Canada’s energy policy, and its increasingly fact-free discourse, demands a rethink
As published by the Globe and Mail.
I am a committed, first-generation Canadian. I care deeply for this country that gave my parents a new start after Canada liberated the Netherlands in the Second World War. And, I should say, I accept the science of climate change; I believe we need solution-focused change on both the production and consumption of fossil fuels.
But I am deeply concerned about the future of the country, amid the alarming polarization in the discourse on energy development.
This debate – more specifically, the one around recent legislative initiatives such as Bill C-48 and Bill C-69 – is clear evidence that we’ve moved away from certain basic facts and this country’s energy policy needs a rethink. Contrary to what many believe, oil demand has not peaked; in fact, within the context of a global shift to a low-carbon future, it will continue to grow over the next 10 to 20 years, according to the International Energy Agency, largely driven by an increasing standard of living in developing countries.
Canada – as the fourth-largest oil exporter in the world – is positioned to play an important role in supplying the developing world. That’s certainly to our benefit: Within Canada, our oil-and-gas-extraction and pipeline industry is the second largest subsector of the economy (based on GDP), employing 500,000 people across the country. It is also Canada’s largest employer of Indigenous peoples.
But it’s not enough to simply talk about the size and economic importance of the energy sector. It is also important to understand that Canada’s environmental, social and governance standards are world-class.
The commitment to upholding the highest standards for energy development includes our pipeline system, which is the safest in the world. When measured relative to production, pipeline incidents in Canada are about one-tenth that of the United States’. We also have an enviable marine safety record: There are about 20,000 tanker movements a year, with 85 per cent taking place on the east coast, and there have been no significant oil-tanker spills.
When it comes to the oil sands, though, the gap between reality and perception is vast. Despite the criticism of the oil sands over greenhouse gas (GHG) emissions, most people are surprised to learn that our oil sands emissions account for only 0.15 per cent of global emissions. In addition, despite this being a small number on a global basis, the industry has been focused on reducing its GHG output; emissions per barrel have decreased by 29 per cent between 2000 and 2016, and a report by research firm IHS Markit expects that will fall by another 16 per cent to 23 per cent by 2030. Progress is becoming truly profound. New oil sands projects are generating GHG emissions that are on par with – or less than – the average barrel refined in the United States. So on what basis, then, can it be argued that we should curtail production when our emissions are at the same level as other producers?
Further, if the oil sands were phased out, as some are advocating, the lost volumes would merely be replaced by other heavy oil suppliers, such as Saudi Arabia, Iraq, Venezuela and Mexico. ARC and Viewpoint have calculated that the net reduction in global GHGs would be 0.03 per cent if Canada’s entire oil sands stopped production. It’s insignificant, and at best, symbolic.

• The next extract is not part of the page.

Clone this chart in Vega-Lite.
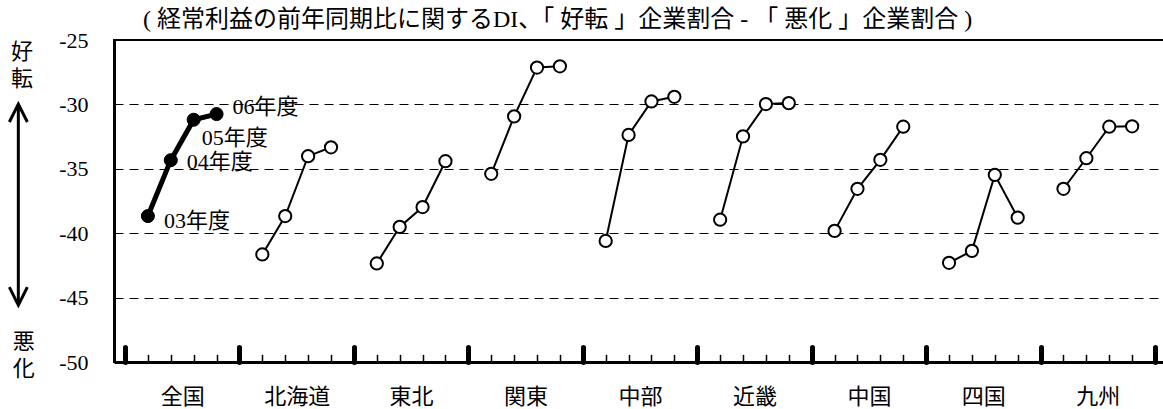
{
  "$schema": "https://vega.github.io/schema/vega-lite/v6.json",
  "width": 1055,
  "height": 322,
  "autosize": {"type": "none"},
  "padding": {"left": 114, "top": 40, "right": 0, "bottom": 47},
  "background": "white",
  "config": {
    "view": {"stroke": "black", "strokeWidth": 2},
    "font": "Liberation Serif, Noto Sans CJK JP"
  },
  "title": {
    "text": "( 経常利益の前年同期比に関するDI、「 好転 」企業割合 - 「 悪化 」企業割合 )",
    "anchor": "start",
    "frame": "group",
    "dx": 29,
    "offset": -27,
    "baseline": "bottom",
    "font": "Liberation Serif, Noto Sans CJK JP",
    "fontSize": 24,
    "fontWeight": "normal",
    "color": "black"
  },
  "data": {
    "values": [
      {"region": "全国", "year": "03年度", "value": -38.67},
      {"region": "全国", "year": "04年度", "value": -34.33},
      {"region": "全国", "year": "05年度", "value": -31.19},
      {"region": "全国", "year": "06年度", "value": -30.75},
      {"region": "北海道", "year": "03年度", "value": -41.65},
      {"region": "北海道", "year": "04年度", "value": -38.67},
      {"region": "北海道", "year": "05年度", "value": -34.02},
      {"region": "北海道", "year": "06年度", "value": -33.33},
      {"region": "東北", "year": "03年度", "value": -42.35},
      {"region": "東北", "year": "04年度", "value": -39.51},
      {"region": "東北", "year": "05年度", "value": -37.97},
      {"region": "東北", "year": "06年度", "value": -34.41},
      {"region": "関東", "year": "03年度", "value": -35.39},
      {"region": "関東", "year": "04年度", "value": -30.93},
      {"region": "関東", "year": "05年度", "value": -27.14},
      {"region": "関東", "year": "06年度", "value": -27.04},
      {"region": "中部", "year": "03年度", "value": -40.6},
      {"region": "中部", "year": "04年度", "value": -32.37},
      {"region": "中部", "year": "05年度", "value": -29.77},
      {"region": "中部", "year": "06年度", "value": -29.41},
      {"region": "近畿", "year": "03年度", "value": -38.95},
      {"region": "近畿", "year": "04年度", "value": -32.48},
      {"region": "近畿", "year": "05年度", "value": -29.97},
      {"region": "近畿", "year": "06年度", "value": -29.9},
      {"region": "中国", "year": "03年度", "value": -39.82},
      {"region": "中国", "year": "04年度", "value": -36.55},
      {"region": "中国", "year": "05年度", "value": -34.3},
      {"region": "中国", "year": "06年度", "value": -31.73},
      {"region": "四国", "year": "03年度", "value": -42.3},
      {"region": "四国", "year": "04年度", "value": -41.37},
      {"region": "四国", "year": "05年度", "value": -35.47},
      {"region": "四国", "year": "06年度", "value": -38.79},
      {"region": "九州", "year": "03年度", "value": -36.55},
      {"region": "九州", "year": "04年度", "value": -34.18},
      {"region": "九州", "year": "05年度", "value": -31.73},
      {"region": "九州", "year": "06年度", "value": -31.7}
    ]
  },
  "resolve": {"axis": {"x": "independent", "y": "independent"}},
  "layer": [
    {
      "transform": [
        {"calculate": "indexof(['全国','北海道','東北','関東','中部','近畿','中国','四国','九州'], datum.region) * 5 + indexof(['03年度','04年度','05年度','06年度'], datum.year) + 1", "as": "slot"}
      ],
      "encoding": {
        "x": {
          "field": "slot",
          "type": "quantitative",
          "scale": {"domain": [-0.4806, 45.61], "nice": false, "zero": false},
          "axis": {
            "title": null,
            "grid": false,
            "values": [0,1,2,3,4,5,6,7,8,9,10,11,12,13,14,15,16,17,18,19,20,21,22,23,24,25,26,27,28,29,30,31,32,33,34,35,36,37,38,39,40,41,42,43,44,45,2.5,7.5,12.5,17.5,22.5,27.5,32.5,37.5,42.5],
            "labelExpr": "datum.value % 1 !== 0 ? ['全国','北海道','東北','関東','中部','近畿','中国','四国','九州'][floor(datum.value / 5)] : ''",
            "labelFont": "Noto Sans CJK JP",
            "labelFontSize": 22,
            "labelColor": "black",
            "labelPadding": 24,
            "labelFlush": false,
            "labelOverlap": false,
            "labelBound": false,
            "domainColor": "black",
            "domainWidth": 3,
            "tickColor": "black",
            "tickCap": "round",
            "tickSize": {"condition": [{"test": "datum.value % 1 !== 0", "value": 0}, {"test": "datum.value % 5 === 0", "value": -15}], "value": -7},
            "tickWidth": {"condition": {"test": "datum.value % 5 === 0", "value": 5}, "value": 1.5},
            "tickOpacity": {"condition": {"test": "datum.value % 1 !== 0", "value": 0}, "value": 1}
          }
        },
        "y": {
          "field": "value",
          "type": "quantitative",
          "scale": {"domain": [-50, -25], "nice": false, "zero": false},
          "axis": {
            "title": null,
            "values": [-50, -45, -40, -35, -30, -25],
            "labelExpr": "'' + datum.value",
            "ticks": false,
            "labelFont": "Liberation Serif",
            "labelFontSize": 22,
            "labelColor": "black",
            "labelPadding": 26,
            "labelFlush": false,
            "domainColor": "black",
            "domainWidth": 3,
            "grid": true,
            "gridColor": "black",
            "gridWidth": 1,
            "gridDash": [9, 6],
            "gridOpacity": {"condition": {"test": "datum.value === -50 || datum.value === -25", "value": 0}, "value": 1}
          }
        }
      },
      "layer": [
        {
          "transform": [{"filter": "datum.region !== '全国'"}],
          "mark": {"type": "line", "color": "black", "strokeWidth": 2},
          "encoding": {"detail": {"field": "region"}}
        },
        {
          "transform": [{"filter": "datum.region !== '全国'"}],
          "mark": {"type": "point", "filled": true, "fill": "white", "stroke": "black", "strokeWidth": 2, "size": 150, "opacity": 1}
        },
        {
          "transform": [{"filter": "datum.region === '全国'"}],
          "mark": {"type": "line", "color": "black", "strokeWidth": 5}
        },
        {
          "transform": [{"filter": "datum.region === '全国'"}],
          "mark": {"type": "point", "filled": true, "fill": "black", "stroke": "black", "strokeWidth": 1, "size": 170, "opacity": 1}
        },
        {
          "transform": [{"filter": "datum.region === '全国' && datum.year === '06年度'"}],
          "mark": {"type": "text", "align": "left", "baseline": "middle", "dx": 16, "dy": -7, "fontSize": 22, "color": "black", "font": "Liberation Serif, Noto Sans CJK JP"},
          "encoding": {"text": {"field": "year"}}
        },
        {
          "transform": [{"filter": "datum.region === '全国' && datum.year === '05年度'"}],
          "mark": {"type": "text", "align": "left", "baseline": "middle", "dx": 8, "dy": 18, "fontSize": 22, "color": "black", "font": "Liberation Serif, Noto Sans CJK JP"},
          "encoding": {"text": {"field": "year"}}
        },
        {
          "transform": [{"filter": "datum.region === '全国' && datum.year === '04年度'"}],
          "mark": {"type": "text", "align": "left", "baseline": "middle", "dx": 16, "dy": 2, "fontSize": 22, "color": "black", "font": "Liberation Serif, Noto Sans CJK JP"},
          "encoding": {"text": {"field": "year"}}
        },
        {
          "transform": [{"filter": "datum.region === '全国' && datum.year === '03年度'"}],
          "mark": {"type": "text", "align": "left", "baseline": "middle", "dx": 16, "dy": 5, "fontSize": 22, "color": "black", "font": "Liberation Serif, Noto Sans CJK JP"},
          "encoding": {"text": {"field": "year"}}
        }
      ]
    },
    {
      "data": {"values": [{"label": ["好", "転"]}]},
      "mark": {"type": "text", "align": "center", "baseline": "middle", "fontSize": 22, "lineHeight": 27, "color": "black", "font": "Noto Sans CJK JP", "clip": false},
      "encoding": {
        "x": {"datum": -4.5, "type": "quantitative", "axis": null},
        "y": {"datum": -25.91, "type": "quantitative", "axis": null},
        "text": {"field": "label"}
      }
    },
    {
      "data": {"values": [{"label": ["悪", "化"]}]},
      "mark": {"type": "text", "align": "center", "baseline": "middle", "fontSize": 22, "lineHeight": 27, "color": "black", "font": "Noto Sans CJK JP", "clip": false},
      "encoding": {
        "x": {"datum": -4.42, "type": "quantitative", "axis": null},
        "y": {"datum": -48.42, "type": "quantitative", "axis": null},
        "text": {"field": "label"}
      }
    },
    {
      "data": {"values": [{"arrow": "shaft"}]},
      "mark": {"type": "rule", "color": "black", "strokeWidth": 3, "clip": false},
      "encoding": {
        "x": {"datum": -4.66, "type": "quantitative", "axis": null},
        "y": {"datum": -30.05, "type": "quantitative", "axis": null},
        "y2": {"datum": -45.5}
      }
    },
    {
      "data": {"values": [{"arrow": "up"}]},
      "mark": {"type": "point", "shape": "M-1,1L0,-1L1,1", "filled": false, "stroke": "black", "strokeWidth": 3, "size": 324, "opacity": 1, "clip": false, "strokeJoin": "miter"},
      "encoding": {
        "x": {"datum": -4.66, "type": "quantitative", "axis": null},
        "y": {"datum": -30.67, "type": "quantitative", "axis": null}
      }
    },
    {
      "data": {"values": [{"arrow": "down"}]},
      "mark": {"type": "point", "shape": "M-1,-1L0,1L1,-1", "filled": false, "stroke": "black", "strokeWidth": 3, "size": 324, "opacity": 1, "clip": false, "strokeJoin": "miter"},
      "encoding": {
        "x": {"datum": -4.66, "type": "quantitative", "axis": null},
        "y": {"datum": -44.88, "type": "quantitative", "axis": null}
      }
    }
  ]
}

Where is the moral justification to allow other oil suppliers – with little to no environmental or regulatory oversight, an indifferent commitment to the climate-change fight and, in some cases, a record of human-rights abuses, poor labour standards and troubled governance – to capture markets that we can supply, with our world-class standards and high ethical approach?
Curtailing the growth of Canada’s energy sector only translates into lost jobs and a diminished financial capacity to support our own social prosperity. Not only that, it curtails the very investment in research and development that can further improve our environmental performance to support the global transition into a low-carbon era.
The media, activists, politicians and our own tendency to oversimplify complex arguments have driven us to position this as a black-or-white issue. You are either an environmentalist or not; pro-oil and gas, or not. But my extensive research, along with my own personal experience, tells me we can be both.
We do face one stark choice, however. We can contain, curtail, and dismantle our leading industry. Or we can consider the facts, and pursue a future for our oil-and-gas sector that is both moral and smart, demonstrating a commitment to long-term energy leadership in all facets of the industry, including the environment.